* Start *

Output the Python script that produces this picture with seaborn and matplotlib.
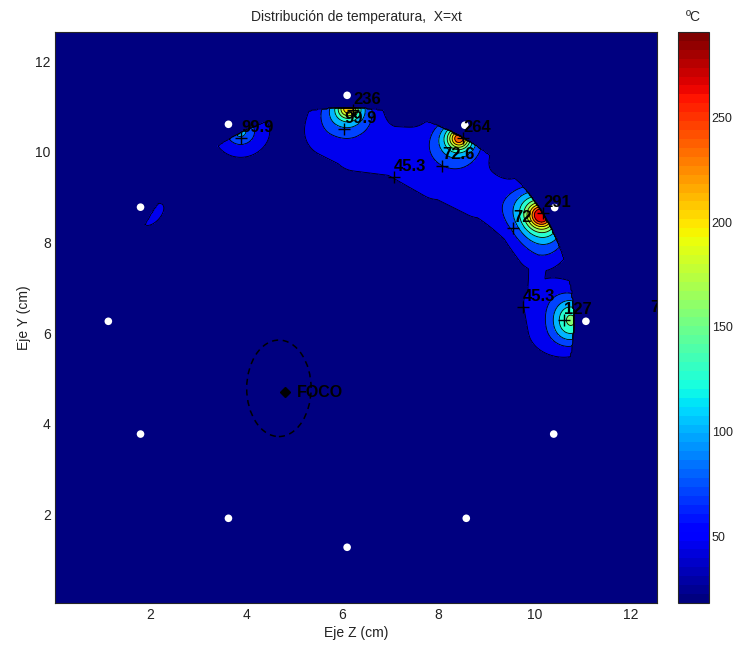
import numpy as np
import matplotlib
matplotlib.use('Agg')
import matplotlib.pyplot as plt
from matplotlib.patches import Ellipse
import seaborn as sns
import pandas as pd

# temperature field (cm, degC above the minimum)
t_min = 18.0
t_max = 291.0
spot_x = [6.13, 8.43, 10.15, 10.78, 3.88, 2.07]
spot_y = [10.96, 10.30, 8.60, 6.29, 10.45, 8.62]
body_amp = [100, 110, 140, 110, 68, 40]
body_st = [0.36, 0.37, 0.45, 0.35, 0.42, 0.33]
body_sr = [0.34, 0.36, 0.36, 0.28, 0.42, 0.17]
core_amp = [95, 115, 125, 0, 30, 0]
core_s = [0.14, 0.15, 0.17, 0.1, 0.1, 0.1]
spot_ang = [0, 150, 121, 90, 27, 51]

# warm band that joins the spots (segments of its mid line)
band_x0 = [5.75, 6.30, 7.20, 8.00, 8.85, 9.70, 10.08, 10.30]
band_y0 = [10.40, 10.10, 9.98, 9.50, 9.05, 8.50, 7.80, 6.65]
band_x1 = [6.30, 7.20, 8.00, 8.85, 9.70, 10.08, 10.03, 10.40]
band_y1 = [10.10, 9.98, 9.50, 9.05, 8.50, 7.80, 7.00, 6.10]
band_w = [0.57, 0.60, 0.63, 0.57, 0.50, 0.46, 0.19, 0.60]
band_amp = [40, 40, 40, 40, 40, 40, 40, 40]

domain_cx, domain_cy, domain_r = 6.1, 6.26, 4.72

sensor_z = [6.10, 8.55, 10.42, 11.07, 10.40, 8.58, 6.10, 3.63, 1.80, 1.13, 1.80, 3.63]
sensor_y = [11.25, 10.59, 8.77, 6.26, 3.77, 1.91, 1.27, 1.91, 3.77, 6.26, 8.78, 10.61]

label_text = ['236', '99.9', '264', '72.6', '45.3', '99.9', '291', '72', '45.3', '127']
label_z = [6.23, 6.04, 8.51, 8.08, 7.08, 3.90, 10.18, 9.55, 9.76, 10.61]
label_y = [10.92, 10.50, 10.30, 9.70, 9.44, 10.30, 8.65, 8.31, 6.57, 6.28]

foco_z, foco_y = 4.81, 4.69

cb_ticks = [50, 100, 150, 200, 250]


def gauss(X, Y, x0, y0, amp, st, sr, ang):
    a = np.deg2rad(ang)
    u = (X - x0) * np.cos(a) + (Y - y0) * np.sin(a)
    v = -(X - x0) * np.sin(a) + (Y - y0) * np.cos(a)
    return amp * np.exp(-(u ** 2 / (2 * st ** 2) + v ** 2 / (2 * sr ** 2)))


def seg_dist(X, Y, x0, y0, x1, y1):
    dx, dy = x1 - x0, y1 - y0
    t = np.clip(((X - x0) * dx + (Y - y0) * dy) / (dx * dx + dy * dy), 0, 1)
    return np.hypot(X - (x0 + t * dx), Y - (y0 + t * dy))


z = np.linspace(0, 12.6, 600)
y = np.linspace(0, 12.7, 600)
Z, Y = np.meshgrid(z, y)
band = np.zeros_like(Z)
for i in range(len(band_x0)):
    d = seg_dist(Z, Y, band_x0[i], band_y0[i], band_x1[i], band_y1[i])
    band = np.maximum(band, band_amp[i] * np.exp(-d ** 2 / (2 * band_w[i] ** 2)))
T = t_min + band
for i in range(len(spot_x)):
    T += gauss(Z, Y, spot_x[i], spot_y[i], body_amp[i], body_st[i], body_sr[i], spot_ang[i])
    T += gauss(Z, Y, spot_x[i], spot_y[i], core_amp[i], core_s[i], core_s[i], 0)
inside = (Z - domain_cx) ** 2 + (Y - domain_cy) ** 2 < domain_r ** 2
T = np.where(inside, T, t_min)
T = np.clip(T, t_min, t_max - 0.01)

sns.set_style('white')
plt.rcParams['font.family'] = ['Liberation Sans', 'DejaVu Sans']
plt.rcParams['axes.linewidth'] = 0.8

cmap = matplotlib.colormaps['jet'].resampled(64)
norm = matplotlib.colors.Normalize(vmin=t_min, vmax=t_max)
levels = np.linspace(t_min, t_max, 11)
band_colors = [cmap(norm(l)) for l in levels[:-1]]

fig = plt.figure(figsize=(7.34, 6.46), dpi=100)
ax = fig.add_axes([0.0756, 0.0666, 0.8195, 0.884])
cax = fig.add_axes([0.9237, 0.0666, 0.0422, 0.884])

ax.contourf(Z, Y, T, levels=levels, colors=band_colors)
ax.contour(Z, Y, T, levels=levels[1:], colors='k', linewidths=0.6)

sensors = pd.DataFrame({'z': sensor_z, 'y': sensor_y})
sns.scatterplot(data=sensors, x='z', y='y', ax=ax, color='white', s=30,
                edgecolor='none', marker='o', legend=False)

marks = pd.DataFrame({'z': label_z, 'y': label_y})
sns.scatterplot(data=marks, x='z', y='y', ax=ax, color='k', marker='+',
                s=70, linewidth=1, legend=False)
for txt, lz, ly in zip(label_text, label_z, label_y):
    ax.text(lz, ly + 0.24, txt, fontsize=12, fontweight='bold', color='k',
            ha='left', va='center')
ax.text(12.40, 6.57, '7', fontsize=12, fontweight='bold', color='k',
        ha='left', va='center', clip_on=True)

ax.add_patch(Ellipse((4.68, 4.78), 1.34, 2.13, fill=False, ec='k',
                     ls=(0, (4, 3)), lw=1.1))
ax.plot(foco_z, foco_y, marker='D', color='k', ms=5)
ax.text(foco_z + 0.24, foco_y, 'FOCO', fontsize=11.5, fontweight='bold',
        color='k', ha='left', va='center')

ax.set_xlim(0.03, 12.55)
ax.set_ylim(0.04, 12.65)
ax.set_xticks([2, 4, 6, 8, 10, 12])
ax.set_yticks([2, 4, 6, 8, 10, 12])
ax.tick_params(direction='in', top=True, right=True, length=5, labelsize=10,
               labelcolor='#222222')
ax.set_xlabel('Eje Z (cm)', fontsize=10, labelpad=3, color='#222222')
ax.set_ylabel('Eje Y (cm)', fontsize=10, labelpad=3, color='#222222')
ax.set_title('Distribución de temperatura,  X=xt', fontsize=10, pad=8)

sm = matplotlib.cm.ScalarMappable(norm=norm, cmap=cmap)
cb = fig.colorbar(sm, cax=cax, ticks=cb_ticks)
cb.outline.set_linewidth(0.8)
cax.tick_params(direction='in', left=True, right=True, length=5, labelsize=9,
                pad=2, labelcolor='#222222')
cax.set_title('ºC', fontsize=10, pad=8)

fig.savefig('out.png', dpi=100)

* End *

Copy the data word for word. Pictures do not go in the copy.

Output the Python script that produces this picture with seaborn and matplotlib.
import numpy as np
import matplotlib
matplotlib.use('Agg')
import matplotlib.pyplot as plt
from matplotlib.patches import Ellipse
import seaborn as sns
import pandas as pd

# temperature field (cm, degC above the minimum)
t_min = 18.0
t_max = 291.0
spot_x = [6.13, 8.43, 10.15, 10.78, 3.88, 2.07]
spot_y = [10.96, 10.30, 8.60, 6.29, 10.45, 8.62]
body_amp = [100, 110, 140, 110, 68, 40]
body_st = [0.36, 0.37, 0.45, 0.35, 0.42, 0.33]
body_sr = [0.34, 0.36, 0.36, 0.28, 0.42, 0.17]
core_amp = [95, 115, 125, 0, 30, 0]
core_s = [0.14, 0.15, 0.17, 0.1, 0.1, 0.1]
spot_ang = [0, 150, 121, 90, 27, 51]

# warm band that joins the spots (segments of its mid line)
band_x0 = [5.75, 6.30, 7.20, 8.00, 8.85, 9.70, 10.08, 10.30]
band_y0 = [10.40, 10.10, 9.98, 9.50, 9.05, 8.50, 7.80, 6.65]
band_x1 = [6.30, 7.20, 8.00, 8.85, 9.70, 10.08, 10.03, 10.40]
band_y1 = [10.10, 9.98, 9.50, 9.05, 8.50, 7.80, 7.00, 6.10]
band_w = [0.57, 0.60, 0.63, 0.57, 0.50, 0.46, 0.19, 0.60]
band_amp = [40, 40, 40, 40, 40, 40, 40, 40]

domain_cx, domain_cy, domain_r = 6.1, 6.26, 4.72

sensor_z = [6.10, 8.55, 10.42, 11.07, 10.40, 8.58, 6.10, 3.63, 1.80, 1.13, 1.80, 3.63]
sensor_y = [11.25, 10.59, 8.77, 6.26, 3.77, 1.91, 1.27, 1.91, 3.77, 6.26, 8.78, 10.61]

label_text = ['236', '99.9', '264', '72.6', '45.3', '99.9', '291', '72', '45.3', '127']
label_z = [6.23, 6.04, 8.51, 8.08, 7.08, 3.90, 10.18, 9.55, 9.76, 10.61]
label_y = [10.92, 10.50, 10.30, 9.70, 9.44, 10.30, 8.65, 8.31, 6.57, 6.28]

foco_z, foco_y = 4.81, 4.69

cb_ticks = [50, 100, 150, 200, 250]


def gauss(X, Y, x0, y0, amp, st, sr, ang):
    a = np.deg2rad(ang)
    u = (X - x0) * np.cos(a) + (Y - y0) * np.sin(a)
    v = -(X - x0) * np.sin(a) + (Y - y0) * np.cos(a)
    return amp * np.exp(-(u ** 2 / (2 * st ** 2) + v ** 2 / (2 * sr ** 2)))


def seg_dist(X, Y, x0, y0, x1, y1):
    dx, dy = x1 - x0, y1 - y0
    t = np.clip(((X - x0) * dx + (Y - y0) * dy) / (dx * dx + dy * dy), 0, 1)
    return np.hypot(X - (x0 + t * dx), Y - (y0 + t * dy))


z = np.linspace(0, 12.6, 600)
y = np.linspace(0, 12.7, 600)
Z, Y = np.meshgrid(z, y)
band = np.zeros_like(Z)
for i in range(len(band_x0)):
    d = seg_dist(Z, Y, band_x0[i], band_y0[i], band_x1[i], band_y1[i])
    band = np.maximum(band, band_amp[i] * np.exp(-d ** 2 / (2 * band_w[i] ** 2)))
T = t_min + band
for i in range(len(spot_x)):
    T += gauss(Z, Y, spot_x[i], spot_y[i], body_amp[i], body_st[i], body_sr[i], spot_ang[i])
    T += gauss(Z, Y, spot_x[i], spot_y[i], core_amp[i], core_s[i], core_s[i], 0)
inside = (Z - domain_cx) ** 2 + (Y - domain_cy) ** 2 < domain_r ** 2
T = np.where(inside, T, t_min)
T = np.clip(T, t_min, t_max - 0.01)

sns.set_style('white')
plt.rcParams['font.family'] = ['Liberation Sans', 'DejaVu Sans']
plt.rcParams['axes.linewidth'] = 0.8

cmap = matplotlib.colormaps['jet'].resampled(64)
norm = matplotlib.colors.Normalize(vmin=t_min, vmax=t_max)
levels = np.linspace(t_min, t_max, 11)
band_colors = [cmap(norm(l)) for l in levels[:-1]]

fig = plt.figure(figsize=(7.34, 6.46), dpi=100)
ax = fig.add_axes([0.0756, 0.0666, 0.8195, 0.884])
cax = fig.add_axes([0.9237, 0.0666, 0.0422, 0.884])

ax.contourf(Z, Y, T, levels=levels, colors=band_colors)
ax.contour(Z, Y, T, levels=levels[1:], colors='k', linewidths=0.6)

sensors = pd.DataFrame({'z': sensor_z, 'y': sensor_y})
sns.scatterplot(data=sensors, x='z', y='y', ax=ax, color='white', s=30,
                edgecolor='none', marker='o', legend=False)

marks = pd.DataFrame({'z': label_z, 'y': label_y})
sns.scatterplot(data=marks, x='z', y='y', ax=ax, color='k', marker='+',
                s=70, linewidth=1, legend=False)
for txt, lz, ly in zip(label_text, label_z, label_y):
    ax.text(lz, ly + 0.24, txt, fontsize=12, fontweight='bold', color='k',
            ha='left', va='center')
ax.text(12.40, 6.57, '7', fontsize=12, fontweight='bold', color='k',
        ha='left', va='center', clip_on=True)

ax.add_patch(Ellipse((4.68, 4.78), 1.34, 2.13, fill=False, ec='k',
                     ls=(0, (4, 3)), lw=1.1))
ax.plot(foco_z, foco_y, marker='D', color='k', ms=5)
ax.text(foco_z + 0.24, foco_y, 'FOCO', fontsize=11.5, fontweight='bold',
        color='k', ha='left', va='center')

ax.set_xlim(0.03, 12.55)
ax.set_ylim(0.04, 12.65)
ax.set_xticks([2, 4, 6, 8, 10, 12])
ax.set_yticks([2, 4, 6, 8, 10, 12])
ax.tick_params(direction='in', top=True, right=True, length=5, labelsize=10,
               labelcolor='#222222')
ax.set_xlabel('Eje Z (cm)', fontsize=10, labelpad=3, color='#222222')
ax.set_ylabel('Eje Y (cm)', fontsize=10, labelpad=3, color='#222222')
ax.set_title('Distribución de temperatura,  X=xt', fontsize=10, pad=8)

sm = matplotlib.cm.ScalarMappable(norm=norm, cmap=cmap)
cb = fig.colorbar(sm, cax=cax, ticks=cb_ticks)
cb.outline.set_linewidth(0.8)
cax.tick_params(direction='in', left=True, right=True, length=5, labelsize=9,
                pad=2, labelcolor='#222222')
cax.set_title('ºC', fontsize=10, pad=8)

fig.savefig('out.png', dpi=100)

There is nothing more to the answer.